Data section:
________

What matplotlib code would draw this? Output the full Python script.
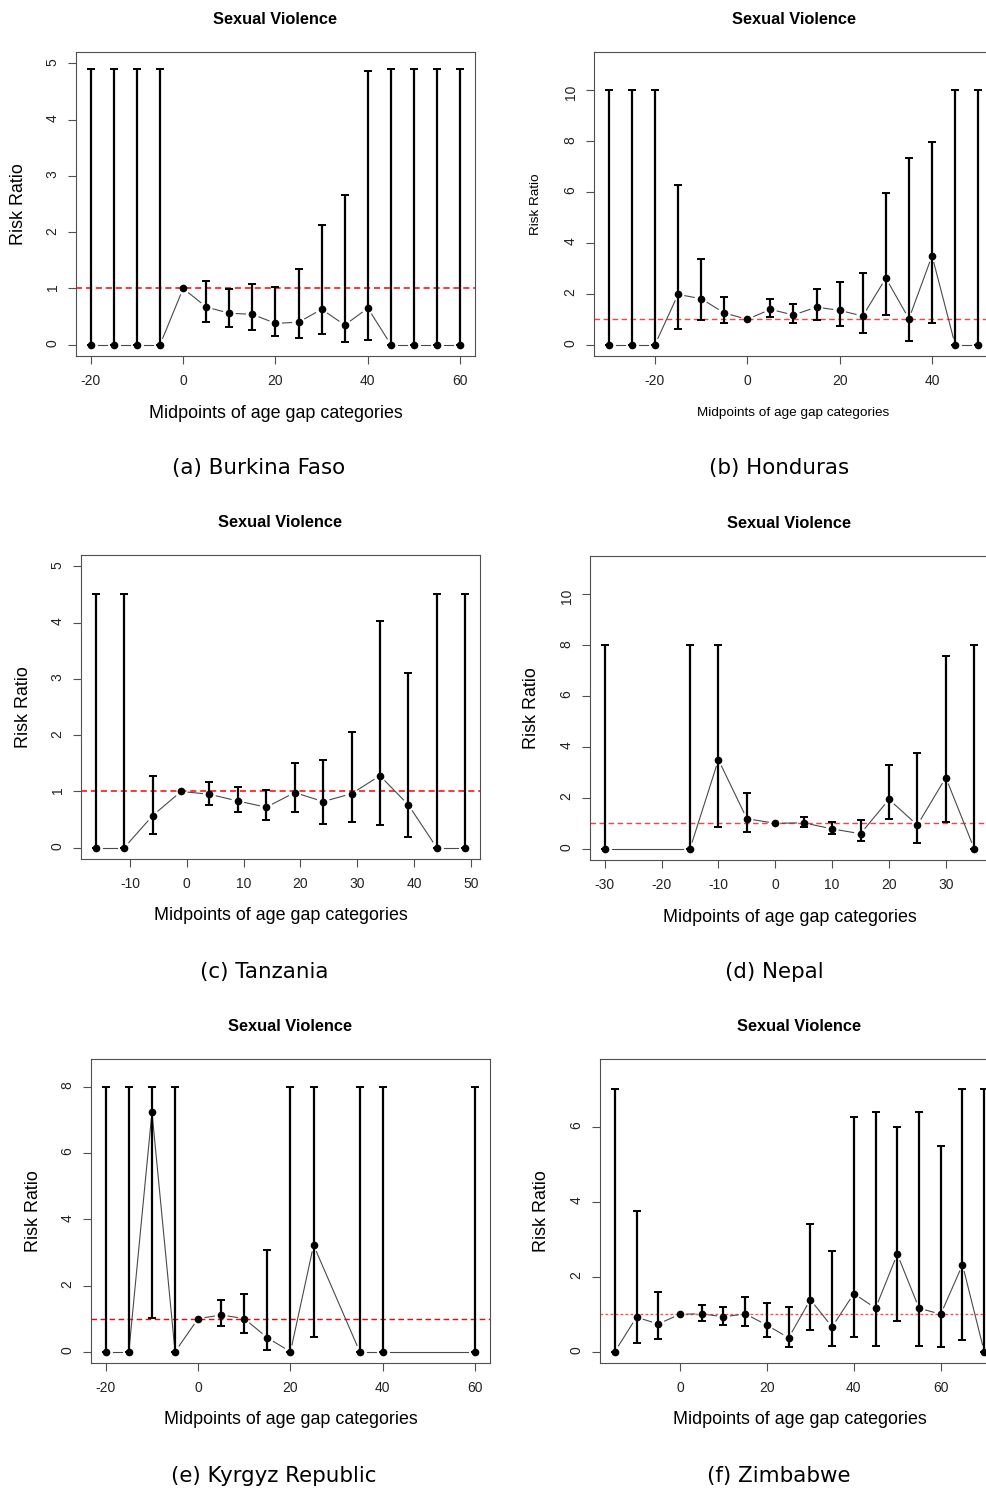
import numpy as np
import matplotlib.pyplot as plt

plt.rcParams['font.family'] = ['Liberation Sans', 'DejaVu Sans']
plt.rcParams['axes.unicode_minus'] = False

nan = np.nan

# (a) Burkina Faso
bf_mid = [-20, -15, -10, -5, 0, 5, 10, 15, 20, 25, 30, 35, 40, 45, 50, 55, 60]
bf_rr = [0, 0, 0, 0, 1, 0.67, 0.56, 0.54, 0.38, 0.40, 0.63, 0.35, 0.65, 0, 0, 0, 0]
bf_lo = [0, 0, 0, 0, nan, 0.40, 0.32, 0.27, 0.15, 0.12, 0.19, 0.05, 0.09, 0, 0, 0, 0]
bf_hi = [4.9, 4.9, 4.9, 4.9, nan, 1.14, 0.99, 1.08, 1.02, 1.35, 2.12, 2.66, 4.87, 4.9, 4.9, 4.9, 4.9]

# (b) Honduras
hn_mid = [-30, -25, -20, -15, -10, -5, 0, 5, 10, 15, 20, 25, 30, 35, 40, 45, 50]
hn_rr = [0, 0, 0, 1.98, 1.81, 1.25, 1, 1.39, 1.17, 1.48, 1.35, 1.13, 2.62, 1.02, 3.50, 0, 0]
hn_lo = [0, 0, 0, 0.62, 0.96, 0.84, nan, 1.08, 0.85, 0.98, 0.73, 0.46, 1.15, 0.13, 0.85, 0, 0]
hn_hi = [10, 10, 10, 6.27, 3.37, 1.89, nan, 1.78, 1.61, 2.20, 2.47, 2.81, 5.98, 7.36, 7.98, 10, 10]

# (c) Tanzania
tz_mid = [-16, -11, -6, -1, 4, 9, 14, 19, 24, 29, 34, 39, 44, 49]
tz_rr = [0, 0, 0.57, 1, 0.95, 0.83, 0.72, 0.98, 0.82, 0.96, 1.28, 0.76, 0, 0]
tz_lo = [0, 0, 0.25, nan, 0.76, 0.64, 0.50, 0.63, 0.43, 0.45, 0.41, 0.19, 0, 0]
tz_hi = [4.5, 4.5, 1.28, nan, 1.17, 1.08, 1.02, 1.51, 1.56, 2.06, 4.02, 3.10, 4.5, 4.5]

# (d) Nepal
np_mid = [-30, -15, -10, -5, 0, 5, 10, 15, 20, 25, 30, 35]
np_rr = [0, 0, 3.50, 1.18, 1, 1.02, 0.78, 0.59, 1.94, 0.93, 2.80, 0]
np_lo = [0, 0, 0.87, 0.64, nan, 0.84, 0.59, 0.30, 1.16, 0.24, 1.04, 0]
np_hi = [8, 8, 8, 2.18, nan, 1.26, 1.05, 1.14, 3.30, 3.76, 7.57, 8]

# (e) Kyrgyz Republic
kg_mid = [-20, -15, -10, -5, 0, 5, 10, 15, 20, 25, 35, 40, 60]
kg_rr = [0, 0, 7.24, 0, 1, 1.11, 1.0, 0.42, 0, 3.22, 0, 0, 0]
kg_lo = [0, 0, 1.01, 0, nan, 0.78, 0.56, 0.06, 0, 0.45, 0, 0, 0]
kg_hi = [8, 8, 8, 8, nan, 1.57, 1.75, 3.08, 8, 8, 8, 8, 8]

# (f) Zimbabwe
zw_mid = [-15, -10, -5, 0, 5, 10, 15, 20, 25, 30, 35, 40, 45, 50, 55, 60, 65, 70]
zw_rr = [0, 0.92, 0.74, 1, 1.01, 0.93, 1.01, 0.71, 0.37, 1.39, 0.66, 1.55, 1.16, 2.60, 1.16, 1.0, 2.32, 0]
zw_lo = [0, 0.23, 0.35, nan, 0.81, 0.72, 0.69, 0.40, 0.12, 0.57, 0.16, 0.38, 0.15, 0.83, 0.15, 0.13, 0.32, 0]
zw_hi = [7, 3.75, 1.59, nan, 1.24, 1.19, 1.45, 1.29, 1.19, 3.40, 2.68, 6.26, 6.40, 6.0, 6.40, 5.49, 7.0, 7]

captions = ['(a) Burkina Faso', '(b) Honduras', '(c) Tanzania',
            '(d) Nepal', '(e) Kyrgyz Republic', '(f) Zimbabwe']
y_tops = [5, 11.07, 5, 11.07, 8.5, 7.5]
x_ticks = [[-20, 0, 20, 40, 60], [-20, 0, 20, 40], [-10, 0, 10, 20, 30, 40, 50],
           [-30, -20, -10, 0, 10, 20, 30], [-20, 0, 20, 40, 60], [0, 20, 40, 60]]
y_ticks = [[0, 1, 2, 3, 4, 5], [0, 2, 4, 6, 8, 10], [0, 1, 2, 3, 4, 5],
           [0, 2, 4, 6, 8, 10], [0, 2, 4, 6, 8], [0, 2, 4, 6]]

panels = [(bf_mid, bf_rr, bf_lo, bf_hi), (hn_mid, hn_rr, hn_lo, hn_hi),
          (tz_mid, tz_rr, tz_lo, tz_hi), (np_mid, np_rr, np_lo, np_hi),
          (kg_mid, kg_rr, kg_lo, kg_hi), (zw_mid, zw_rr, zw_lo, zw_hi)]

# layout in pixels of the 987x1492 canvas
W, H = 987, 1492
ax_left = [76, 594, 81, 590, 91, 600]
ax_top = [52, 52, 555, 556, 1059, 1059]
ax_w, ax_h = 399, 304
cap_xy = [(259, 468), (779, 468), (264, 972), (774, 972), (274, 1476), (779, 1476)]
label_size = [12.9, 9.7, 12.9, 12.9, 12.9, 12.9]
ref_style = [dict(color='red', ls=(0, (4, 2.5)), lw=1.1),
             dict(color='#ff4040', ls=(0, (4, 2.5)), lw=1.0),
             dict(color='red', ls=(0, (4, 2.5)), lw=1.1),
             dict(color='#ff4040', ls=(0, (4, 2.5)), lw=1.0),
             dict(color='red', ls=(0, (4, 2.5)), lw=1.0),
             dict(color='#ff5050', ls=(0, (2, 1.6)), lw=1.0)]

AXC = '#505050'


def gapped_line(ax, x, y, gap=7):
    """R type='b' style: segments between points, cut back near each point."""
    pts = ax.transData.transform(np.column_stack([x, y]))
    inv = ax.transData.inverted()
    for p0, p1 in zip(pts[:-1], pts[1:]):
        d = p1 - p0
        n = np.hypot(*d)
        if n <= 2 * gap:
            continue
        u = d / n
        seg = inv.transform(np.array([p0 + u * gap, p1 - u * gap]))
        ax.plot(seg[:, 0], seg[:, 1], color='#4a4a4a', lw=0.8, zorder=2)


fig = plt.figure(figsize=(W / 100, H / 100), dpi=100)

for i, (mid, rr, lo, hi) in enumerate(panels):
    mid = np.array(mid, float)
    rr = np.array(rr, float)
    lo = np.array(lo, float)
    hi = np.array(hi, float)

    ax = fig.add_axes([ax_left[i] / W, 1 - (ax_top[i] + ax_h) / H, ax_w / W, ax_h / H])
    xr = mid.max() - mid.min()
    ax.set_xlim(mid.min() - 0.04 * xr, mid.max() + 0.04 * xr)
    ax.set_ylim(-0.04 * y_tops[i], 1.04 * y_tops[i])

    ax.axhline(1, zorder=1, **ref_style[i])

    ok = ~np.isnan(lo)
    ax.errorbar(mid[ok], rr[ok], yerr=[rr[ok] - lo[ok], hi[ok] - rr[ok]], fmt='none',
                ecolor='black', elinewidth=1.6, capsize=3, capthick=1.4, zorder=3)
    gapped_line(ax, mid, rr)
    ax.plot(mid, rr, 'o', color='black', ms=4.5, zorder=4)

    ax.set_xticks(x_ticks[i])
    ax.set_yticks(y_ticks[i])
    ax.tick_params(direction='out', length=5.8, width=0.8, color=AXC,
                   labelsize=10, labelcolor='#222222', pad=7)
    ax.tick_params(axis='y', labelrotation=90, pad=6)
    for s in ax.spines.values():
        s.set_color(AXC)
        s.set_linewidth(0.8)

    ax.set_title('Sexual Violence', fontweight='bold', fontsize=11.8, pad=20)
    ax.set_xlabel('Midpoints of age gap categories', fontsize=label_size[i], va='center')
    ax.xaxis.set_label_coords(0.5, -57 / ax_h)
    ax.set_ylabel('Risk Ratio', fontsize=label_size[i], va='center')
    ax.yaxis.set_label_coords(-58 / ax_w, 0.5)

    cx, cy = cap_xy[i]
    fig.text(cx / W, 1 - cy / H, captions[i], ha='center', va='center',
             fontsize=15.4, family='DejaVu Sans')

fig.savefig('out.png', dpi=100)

________

The problem:
Copy exactly the lines running from the beginning of the listing through the line that has "8, 8, 8, 8, 8]". Drop the pictures.

Solution to this problem:
What matplotlib code would draw this? Output the full Python script.
import numpy as np
import matplotlib.pyplot as plt

plt.rcParams['font.family'] = ['Liberation Sans', 'DejaVu Sans']
plt.rcParams['axes.unicode_minus'] = False

nan = np.nan

# (a) Burkina Faso
bf_mid = [-20, -15, -10, -5, 0, 5, 10, 15, 20, 25, 30, 35, 40, 45, 50, 55, 60]
bf_rr = [0, 0, 0, 0, 1, 0.67, 0.56, 0.54, 0.38, 0.40, 0.63, 0.35, 0.65, 0, 0, 0, 0]
bf_lo = [0, 0, 0, 0, nan, 0.40, 0.32, 0.27, 0.15, 0.12, 0.19, 0.05, 0.09, 0, 0, 0, 0]
bf_hi = [4.9, 4.9, 4.9, 4.9, nan, 1.14, 0.99, 1.08, 1.02, 1.35, 2.12, 2.66, 4.87, 4.9, 4.9, 4.9, 4.9]

# (b) Honduras
hn_mid = [-30, -25, -20, -15, -10, -5, 0, 5, 10, 15, 20, 25, 30, 35, 40, 45, 50]
hn_rr = [0, 0, 0, 1.98, 1.81, 1.25, 1, 1.39, 1.17, 1.48, 1.35, 1.13, 2.62, 1.02, 3.50, 0, 0]
hn_lo = [0, 0, 0, 0.62, 0.96, 0.84, nan, 1.08, 0.85, 0.98, 0.73, 0.46, 1.15, 0.13, 0.85, 0, 0]
hn_hi = [10, 10, 10, 6.27, 3.37, 1.89, nan, 1.78, 1.61, 2.20, 2.47, 2.81, 5.98, 7.36, 7.98, 10, 10]

# (c) Tanzania
tz_mid = [-16, -11, -6, -1, 4, 9, 14, 19, 24, 29, 34, 39, 44, 49]
tz_rr = [0, 0, 0.57, 1, 0.95, 0.83, 0.72, 0.98, 0.82, 0.96, 1.28, 0.76, 0, 0]
tz_lo = [0, 0, 0.25, nan, 0.76, 0.64, 0.50, 0.63, 0.43, 0.45, 0.41, 0.19, 0, 0]
tz_hi = [4.5, 4.5, 1.28, nan, 1.17, 1.08, 1.02, 1.51, 1.56, 2.06, 4.02, 3.10, 4.5, 4.5]

# (d) Nepal
np_mid = [-30, -15, -10, -5, 0, 5, 10, 15, 20, 25, 30, 35]
np_rr = [0, 0, 3.50, 1.18, 1, 1.02, 0.78, 0.59, 1.94, 0.93, 2.80, 0]
np_lo = [0, 0, 0.87, 0.64, nan, 0.84, 0.59, 0.30, 1.16, 0.24, 1.04, 0]
np_hi = [8, 8, 8, 2.18, nan, 1.26, 1.05, 1.14, 3.30, 3.76, 7.57, 8]

# (e) Kyrgyz Republic
kg_mid = [-20, -15, -10, -5, 0, 5, 10, 15, 20, 25, 35, 40, 60]
kg_rr = [0, 0, 7.24, 0, 1, 1.11, 1.0, 0.42, 0, 3.22, 0, 0, 0]
kg_lo = [0, 0, 1.01, 0, nan, 0.78, 0.56, 0.06, 0, 0.45, 0, 0, 0]
kg_hi = [8, 8, 8, 8, nan, 1.57, 1.75, 3.08, 8, 8, 8, 8, 8]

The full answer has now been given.